--- Start of Stored data ---

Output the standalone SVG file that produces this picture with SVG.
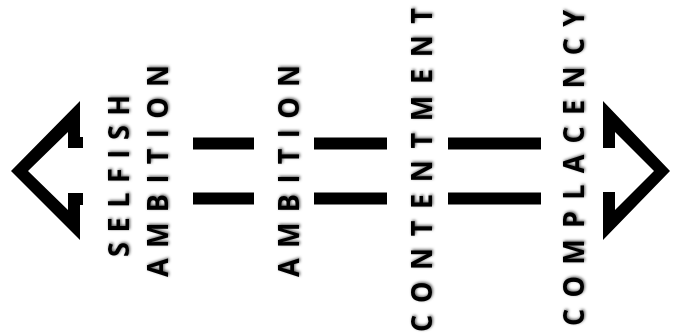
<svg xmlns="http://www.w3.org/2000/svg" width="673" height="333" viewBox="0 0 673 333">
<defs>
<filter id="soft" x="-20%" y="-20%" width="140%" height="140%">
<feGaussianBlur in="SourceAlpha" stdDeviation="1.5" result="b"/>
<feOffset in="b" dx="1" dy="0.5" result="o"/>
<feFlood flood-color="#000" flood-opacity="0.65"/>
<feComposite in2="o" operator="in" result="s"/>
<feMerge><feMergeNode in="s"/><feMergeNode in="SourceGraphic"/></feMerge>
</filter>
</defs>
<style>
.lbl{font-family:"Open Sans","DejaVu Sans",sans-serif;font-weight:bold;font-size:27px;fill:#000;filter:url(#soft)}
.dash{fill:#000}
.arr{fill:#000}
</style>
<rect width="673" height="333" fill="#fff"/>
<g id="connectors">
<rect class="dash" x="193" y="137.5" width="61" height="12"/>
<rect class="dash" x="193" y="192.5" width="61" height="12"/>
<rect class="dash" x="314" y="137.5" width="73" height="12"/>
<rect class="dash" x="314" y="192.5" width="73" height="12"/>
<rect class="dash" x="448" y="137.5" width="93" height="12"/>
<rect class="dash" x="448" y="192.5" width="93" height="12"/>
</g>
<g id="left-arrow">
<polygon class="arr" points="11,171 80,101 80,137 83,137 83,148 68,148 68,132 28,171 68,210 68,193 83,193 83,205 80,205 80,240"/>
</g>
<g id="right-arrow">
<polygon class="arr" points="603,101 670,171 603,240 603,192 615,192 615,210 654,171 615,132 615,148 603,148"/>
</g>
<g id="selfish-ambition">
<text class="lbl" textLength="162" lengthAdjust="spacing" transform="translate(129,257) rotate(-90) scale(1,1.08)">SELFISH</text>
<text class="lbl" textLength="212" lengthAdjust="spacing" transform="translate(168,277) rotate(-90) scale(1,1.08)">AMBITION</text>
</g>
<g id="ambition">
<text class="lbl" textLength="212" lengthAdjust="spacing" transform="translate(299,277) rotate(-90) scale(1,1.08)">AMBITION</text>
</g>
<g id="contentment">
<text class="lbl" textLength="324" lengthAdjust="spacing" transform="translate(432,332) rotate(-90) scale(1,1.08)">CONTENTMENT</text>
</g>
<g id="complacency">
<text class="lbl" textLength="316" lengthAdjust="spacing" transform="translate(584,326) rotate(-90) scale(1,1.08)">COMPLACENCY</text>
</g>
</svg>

--- End of Stored data ---

## What is being asked
Reproduce the data verbatim. Do not carry any picture into the copy.

## Problem solution
Output the standalone SVG file that produces this picture with SVG.
<svg xmlns="http://www.w3.org/2000/svg" width="673" height="333" viewBox="0 0 673 333">
<defs>
<filter id="soft" x="-20%" y="-20%" width="140%" height="140%">
<feGaussianBlur in="SourceAlpha" stdDeviation="1.5" result="b"/>
<feOffset in="b" dx="1" dy="0.5" result="o"/>
<feFlood flood-color="#000" flood-opacity="0.65"/>
<feComposite in2="o" operator="in" result="s"/>
<feMerge><feMergeNode in="s"/><feMergeNode in="SourceGraphic"/></feMerge>
</filter>
</defs>
<style>
.lbl{font-family:"Open Sans","DejaVu Sans",sans-serif;font-weight:bold;font-size:27px;fill:#000;filter:url(#soft)}
.dash{fill:#000}
.arr{fill:#000}
</style>
<rect width="673" height="333" fill="#fff"/>
<g id="connectors">
<rect class="dash" x="193" y="137.5" width="61" height="12"/>
<rect class="dash" x="193" y="192.5" width="61" height="12"/>
<rect class="dash" x="314" y="137.5" width="73" height="12"/>
<rect class="dash" x="314" y="192.5" width="73" height="12"/>
<rect class="dash" x="448" y="137.5" width="93" height="12"/>
<rect class="dash" x="448" y="192.5" width="93" height="12"/>
</g>
<g id="left-arrow">
<polygon class="arr" points="11,171 80,101 80,137 83,137 83,148 68,148 68,132 28,171 68,210 68,193 83,193 83,205 80,205 80,240"/>
</g>
<g id="right-arrow">
<polygon class="arr" points="603,101 670,171 603,240 603,192 615,192 615,210 654,171 615,132 615,148 603,148"/>
</g>
<g id="selfish-ambition">
<text class="lbl" textLength="162" lengthAdjust="spacing" transform="translate(129,257) rotate(-90) scale(1,1.08)">SELFISH</text>
<text class="lbl" textLength="212" lengthAdjust="spacing" transform="translate(168,277) rotate(-90) scale(1,1.08)">AMBITION</text>
</g>
<g id="ambition">
<text class="lbl" textLength="212" lengthAdjust="spacing" transform="translate(299,277) rotate(-90) scale(1,1.08)">AMBITION</text>
</g>
<g id="contentment">
<text class="lbl" textLength="324" lengthAdjust="spacing" transform="translate(432,332) rotate(-90) scale(1,1.08)">CONTENTMENT</text>
</g>
<g id="complacency">
<text class="lbl" textLength="316" lengthAdjust="spacing" transform="translate(584,326) rotate(-90) scale(1,1.08)">COMPLACENCY</text>
</g>
</svg>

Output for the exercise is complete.